▸ Stated exercise
Copy the data that follows, character for character, minus the pictures.
── Information provided
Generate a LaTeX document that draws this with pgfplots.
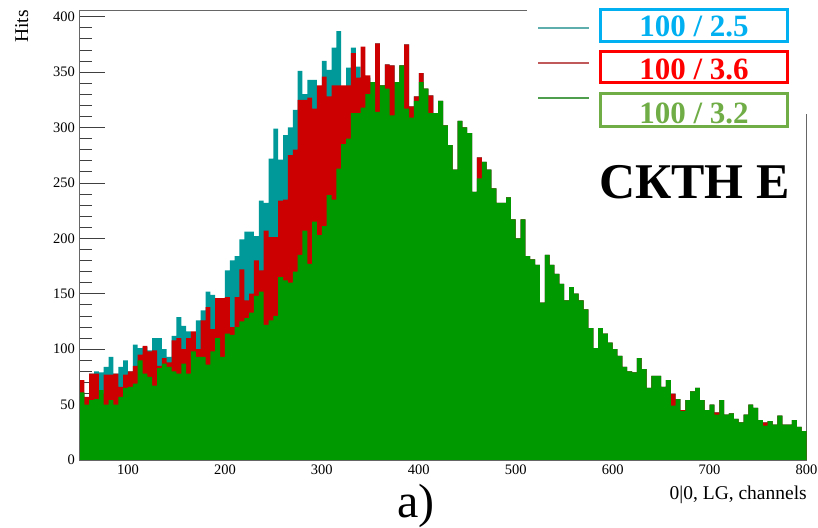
\documentclass[border=0pt]{standalone}
\usepackage{fontspec}
\setmainfont{Liberation Serif}
\usepackage{pgfplots}
\pgfplotsset{compat=1.18}
\usepackage{pgfplotstable}

\definecolor{hteal}{HTML}{009999}
\definecolor{hred}{HTML}{CC0000}
\definecolor{hgreen}{HTML}{009900}
\definecolor{lteal}{HTML}{5FAEAE}
\definecolor{lred}{HTML}{C05A5A}
\definecolor{lgreen}{HTML}{4E9E4E}
\definecolor{boxcyan}{HTML}{00B0F0}
\definecolor{boxred}{HTML}{FF0000}
\definecolor{boxgreen}{HTML}{70AD47}

% left bin edge, then teal (2.5), red (3.6), green (3.2)
\pgfplotstableread{
x t r g
50 60 72 61
55 50 57 50
60 78 78 54
65 80 78 55
70 79 60 63
75 84 77 50
80 93 77 54
85 78 78 50
90 84 66 57
95 90 77 65
100 80 80 66
105 104 85 69
110 101 95 90
115 102 103 78
120 99 98 75
125 110 99 67
130 110 85 83
135 100 92 87
140 93 88 84
145 112 108 80
150 129 110 78
155 121 100 87
160 116 110 78
165 108 116 98
170 126 100 93
175 135 126 93
180 152 138 86
185 149 118 98
190 143 146 110
195 138 146 93
200 171 147 114
205 180 120 113
210 184 147 120
215 199 172 125
220 206 144 128
225 206 150 133
230 202 180 148
235 234 171 152
240 232 207 122
245 272 201 126
250 299 201 130
255 271 234 165
260 293 235 162
265 300 275 160
270 316 280 170
275 351 325 185
280 330 325 207
285 343 327 177
290 343 317 215
295 332 338 203
300 360 346 211
305 352 328 239
310 372 338 235
315 387 338 263
320 330 338 285
325 354 338 290
330 372 367 313
335 355 345 313
340 345 373 318
345 345 347 330
350 341 341 341
355 376 376 314
360 338 338 338
365 357 357 335
370 356 356 311
375 341 341 341
380 356 356 356
385 375 375 317
390 319 319 309
395 328 328 324
400 349 349 341
405 335 335 335
410 329 329 313
415 313 313 313
420 324 324 324
425 302 302 302
430 284 284 284
435 262 262 262
440 306 306 306
445 300 300 300
450 295 295 295
455 242 242 242
460 273 273 254
465 269 269 269
470 262 262 262
475 245 245 245
480 232 232 232
485 232 232 232
490 237 237 237
495 217 217 217
500 200 200 200
505 217 217 217
510 184 184 184
515 181 181 181
520 176 176 176
525 142 142 142
530 185 185 185
535 176 176 176
540 168 168 168
545 159 159 159
550 144 144 144
555 156 156 156
560 150 150 150
565 144 144 144
570 136 136 136
575 119 119 119
580 101 101 101
585 119 119 119
590 114 114 114
595 106 106 106
600 100 100 100
605 94 94 94
610 84 84 84
615 80 80 80
620 79 79 79
625 92 92 92
630 82 82 82
635 65 65 65
640 76 76 76
645 76 76 76
650 66 66 66
655 72 72 72
660 60 60 49
665 55 55 55
670 45 45 44
675 54 54 54
680 62 62 62
685 65 65 65
690 54 54 54
695 45 45 45
700 50 50 50
705 43 43 41
710 54 54 54
715 41 41 41
720 42 42 42
725 37 37 37
730 34 34 34
735 41 41 41
740 50 50 50
745 47 47 47
750 36 36 36
755 34 34 31
760 35 35 35
765 32 32 32
770 40 40 40
775 32 32 32
780 32 32 32
785 36 36 36
790 30 30 30
795 26 26 26
800 26 26 26
}\hist

\begin{document}
\begin{tikzpicture}
\begin{axis}[
  set layers=standard,
  at={(79.5pt,-460pt)}, anchor=south west,
  width=727pt, height=450pt, scale only axis,
  xmin=50, xmax=800, ymin=0, ymax=406,
  xtick={100,200,...,800}, ytick={0,50,...,400},
  minor y tick num=4,
  xtick pos=lower, ytick pos=left,
  tick align=inside,
  major tick length=25pt, minor tick length=12.5pt,
  xtick style={draw=none},
  ytick style={black!75, line width=0.8pt},
  axis line style={black!60, line width=1pt},
  /pgf/number format/assume math mode=true,
  tick label style={font=\fontsize{14.5}{16}\selectfont},
  yticklabel style={inner sep=0pt, xshift=-4.5pt},
  xticklabel style={inner sep=0pt, yshift=-5pt},
  axis on top=false,
]
\addplot[const plot, fill=hteal, draw=none] table[x=x, y=t] {\hist} \closedcycle;
\addplot[const plot, fill=hred, draw=none] table[x=x, y=r] {\hist} \closedcycle;
\addplot[const plot, fill=hgreen, draw=none] table[x=x, y=g] {\hist} \closedcycle;
\end{axis}

% frame edges redrawn over the filled bins
\draw[black!60, line width=1pt] (79.5pt,-10pt) -- (79.5pt,-460pt) -- (806.5pt,-460pt);

% pasted legend area over the top-right of the frame
\fill[white] (527pt,0pt) rectangle (818pt,-114pt);
\draw[lteal, line width=1.3pt] (538pt,-28pt) -- (589pt,-28pt);
\draw[lred, line width=1.3pt] (538pt,-63pt) -- (589pt,-63pt);
\draw[lgreen, line width=1.3pt] (538pt,-98pt) -- (589pt,-98pt);
\draw[boxcyan, line width=3pt] (600.8pt,-9.8pt) rectangle (787.8pt,-41.2pt);
\draw[boxred, line width=3pt] (600.8pt,-51.5pt) rectangle (787.8pt,-82.8pt);
\draw[boxgreen, line width=3pt] (600.8pt,-93.8pt) rectangle (787.8pt,-126.2pt);
\node[boxcyan, anchor=base, inner sep=0pt, font=\fontsize{31}{31}\bfseries\selectfont] at (694pt,-37pt) {100 / 2.5};
\node[boxred, anchor=base, inner sep=0pt, font=\fontsize{31}{31}\bfseries\selectfont] at (694pt,-79.5pt) {100 / 3.6};
\node[boxgreen, anchor=base, inner sep=0pt, font=\fontsize{31}{31}\bfseries\selectfont] at (694pt,-123.5pt) {100 / 3.2};
\node[anchor=base, inner sep=0pt, font=\fontsize{50}{50}\bfseries\selectfont] at (694.5pt,-198pt) {СКТН Е};

\node[rotate=90, anchor=base east, inner sep=0pt, font=\fontsize{19.5}{20}\selectfont] at (28pt,-10pt) {Hits};
\node[anchor=base east, inner sep=0pt, font=\fontsize{19.5}{20}\selectfont] at (807pt,-499pt) {0|0, LG, channels};
\node[anchor=base, inner sep=0pt, font=\fontsize{48}{48}\selectfont] at (416pt,-517pt) {a)};

\pgfresetboundingbox
\path[use as bounding box] (0pt,0pt) rectangle (818pt,-527pt);
\end{tikzpicture}
\end{document}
────
▸ Exercise answer
Generate a LaTeX document that draws this with pgfplots.
\documentclass[border=0pt]{standalone}
\usepackage{fontspec}
\setmainfont{Liberation Serif}
\usepackage{pgfplots}
\pgfplotsset{compat=1.18}
\usepackage{pgfplotstable}

\definecolor{hteal}{HTML}{009999}
\definecolor{hred}{HTML}{CC0000}
\definecolor{hgreen}{HTML}{009900}
\definecolor{lteal}{HTML}{5FAEAE}
\definecolor{lred}{HTML}{C05A5A}
\definecolor{lgreen}{HTML}{4E9E4E}
\definecolor{boxcyan}{HTML}{00B0F0}
\definecolor{boxred}{HTML}{FF0000}
\definecolor{boxgreen}{HTML}{70AD47}

% left bin edge, then teal (2.5), red (3.6), green (3.2)
\pgfplotstableread{
x t r g
50 60 72 61
55 50 57 50
60 78 78 54
65 80 78 55
70 79 60 63
75 84 77 50
80 93 77 54
85 78 78 50
90 84 66 57
95 90 77 65
100 80 80 66
105 104 85 69
110 101 95 90
115 102 103 78
120 99 98 75
125 110 99 67
130 110 85 83
135 100 92 87
140 93 88 84
145 112 108 80
150 129 110 78
155 121 100 87
160 116 110 78
165 108 116 98
170 126 100 93
175 135 126 93
180 152 138 86
185 149 118 98
190 143 146 110
195 138 146 93
200 171 147 114
205 180 120 113
210 184 147 120
215 199 172 125
220 206 144 128
225 206 150 133
230 202 180 148
235 234 171 152
240 232 207 122
245 272 201 126
250 299 201 130
255 271 234 165
260 293 235 162
265 300 275 160
270 316 280 170
275 351 325 185
280 330 325 207
285 343 327 177
290 343 317 215
295 332 338 203
300 360 346 211
305 352 328 239
310 372 338 235
315 387 338 263
320 330 338 285
325 354 338 290
330 372 367 313
335 355 345 313
340 345 373 318
345 345 347 330
350 341 341 341
355 376 376 314
360 338 338 338
365 357 357 335
370 356 356 311
375 341 341 341
380 356 356 356
385 375 375 317
390 319 319 309
395 328 328 324
400 349 349 341
405 335 335 335
410 329 329 313
415 313 313 313
420 324 324 324
425 302 302 302
430 284 284 284
435 262 262 262
440 306 306 306
445 300 300 300
450 295 295 295
455 242 242 242
460 273 273 254
465 269 269 269
470 262 262 262
475 245 245 245
480 232 232 232
485 232 232 232
490 237 237 237
495 217 217 217
500 200 200 200
505 217 217 217
510 184 184 184
515 181 181 181
520 176 176 176
525 142 142 142
530 185 185 185
535 176 176 176
540 168 168 168
545 159 159 159
550 144 144 144
555 156 156 156
560 150 150 150
565 144 144 144
570 136 136 136
575 119 119 119
580 101 101 101
585 119 119 119
590 114 114 114
595 106 106 106
600 100 100 100
605 94 94 94
610 84 84 84
615 80 80 80
620 79 79 79
625 92 92 92
630 82 82 82
635 65 65 65
640 76 76 76
645 76 76 76
650 66 66 66
655 72 72 72
660 60 60 49
665 55 55 55
670 45 45 44
675 54 54 54
680 62 62 62
685 65 65 65
690 54 54 54
695 45 45 45
700 50 50 50
705 43 43 41
710 54 54 54
715 41 41 41
720 42 42 42
725 37 37 37
730 34 34 34
735 41 41 41
740 50 50 50
745 47 47 47
750 36 36 36
755 34 34 31
760 35 35 35
765 32 32 32
770 40 40 40
775 32 32 32
780 32 32 32
785 36 36 36
790 30 30 30
795 26 26 26
800 26 26 26
}\hist

\begin{document}
\begin{tikzpicture}
\begin{axis}[
  set layers=standard,
  at={(79.5pt,-460pt)}, anchor=south west,
  width=727pt, height=450pt, scale only axis,
  xmin=50, xmax=800, ymin=0, ymax=406,
  xtick={100,200,...,800}, ytick={0,50,...,400},
  minor y tick num=4,
  xtick pos=lower, ytick pos=left,
  tick align=inside,
  major tick length=25pt, minor tick length=12.5pt,
  xtick style={draw=none},
  ytick style={black!75, line width=0.8pt},
  axis line style={black!60, line width=1pt},
  /pgf/number format/assume math mode=true,
  tick label style={font=\fontsize{14.5}{16}\selectfont},
  yticklabel style={inner sep=0pt, xshift=-4.5pt},
  xticklabel style={inner sep=0pt, yshift=-5pt},
  axis on top=false,
]
\addplot[const plot, fill=hteal, draw=none] table[x=x, y=t] {\hist} \closedcycle;
\addplot[const plot, fill=hred, draw=none] table[x=x, y=r] {\hist} \closedcycle;
\addplot[const plot, fill=hgreen, draw=none] table[x=x, y=g] {\hist} \closedcycle;
\end{axis}

% frame edges redrawn over the filled bins
\draw[black!60, line width=1pt] (79.5pt,-10pt) -- (79.5pt,-460pt) -- (806.5pt,-460pt);

% pasted legend area over the top-right of the frame
\fill[white] (527pt,0pt) rectangle (818pt,-114pt);
\draw[lteal, line width=1.3pt] (538pt,-28pt) -- (589pt,-28pt);
\draw[lred, line width=1.3pt] (538pt,-63pt) -- (589pt,-63pt);
\draw[lgreen, line width=1.3pt] (538pt,-98pt) -- (589pt,-98pt);
\draw[boxcyan, line width=3pt] (600.8pt,-9.8pt) rectangle (787.8pt,-41.2pt);
\draw[boxred, line width=3pt] (600.8pt,-51.5pt) rectangle (787.8pt,-82.8pt);
\draw[boxgreen, line width=3pt] (600.8pt,-93.8pt) rectangle (787.8pt,-126.2pt);
\node[boxcyan, anchor=base, inner sep=0pt, font=\fontsize{31}{31}\bfseries\selectfont] at (694pt,-37pt) {100 / 2.5};
\node[boxred, anchor=base, inner sep=0pt, font=\fontsize{31}{31}\bfseries\selectfont] at (694pt,-79.5pt) {100 / 3.6};
\node[boxgreen, anchor=base, inner sep=0pt, font=\fontsize{31}{31}\bfseries\selectfont] at (694pt,-123.5pt) {100 / 3.2};
\node[anchor=base, inner sep=0pt, font=\fontsize{50}{50}\bfseries\selectfont] at (694.5pt,-198pt) {СКТН Е};

\node[rotate=90, anchor=base east, inner sep=0pt, font=\fontsize{19.5}{20}\selectfont] at (28pt,-10pt) {Hits};
\node[anchor=base east, inner sep=0pt, font=\fontsize{19.5}{20}\selectfont] at (807pt,-499pt) {0|0, LG, channels};
\node[anchor=base, inner sep=0pt, font=\fontsize{48}{48}\selectfont] at (416pt,-517pt) {a)};

\pgfresetboundingbox
\path[use as bounding box] (0pt,0pt) rectangle (818pt,-527pt);
\end{tikzpicture}
\end{document}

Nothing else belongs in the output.